Patty is right it's more for geckos and other reptiles. I use it for my leopards and there are pieces in there that would probably choke and kill a frog with ease. I would just steer clear of it completely.


----------



## Ed (Sep 19, 2004)

On a more practical point... unlike some lizards (like leopard geckos) the frogs do not seek out and ingest the substrate when they need more calcium, the higher calcium soils only benefit them if they are ingesting the calcium with soil invertebrates. A small area of calcium sand is not going to be of much benefit to the frogs. 

Ed


----------



## Chano (Oct 29, 2007)

Maby it seemed like a stupid question but i am still really new to this and i really want to make the most healthy environment possible for my frogs. (when i get them) I really want to do things the best possible way for them so if i ask dumb questions from time to time its only because of this fact.
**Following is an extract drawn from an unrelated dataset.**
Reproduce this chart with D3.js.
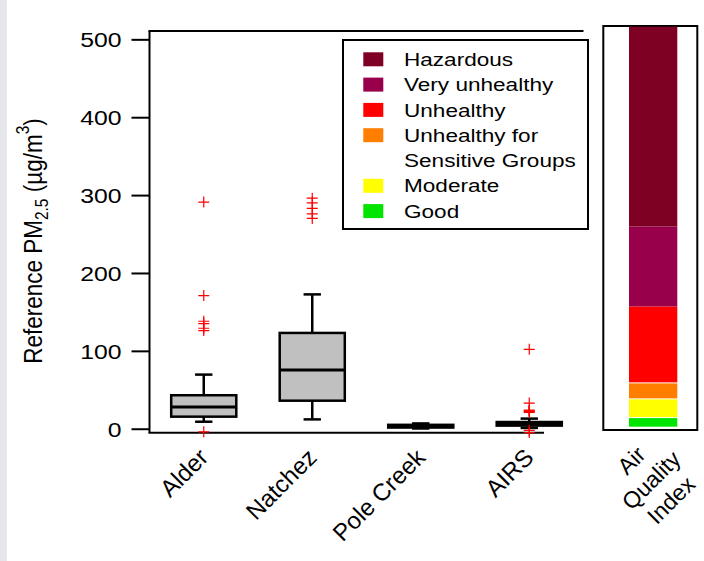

Thanks for all the info i can hardly belive how much i learn everyday reading what experienced people here have to say.


----------



## slaytonp (Nov 14, 2004)

Chano, your questions are not the least bit dumb. They are often things others have failed to even consider-- makes us think past what we just consider as "the thing to do," and why we don't do others, and forces us to explain them. You are merely keeping people on their toes. You even got Ed hopping.


----------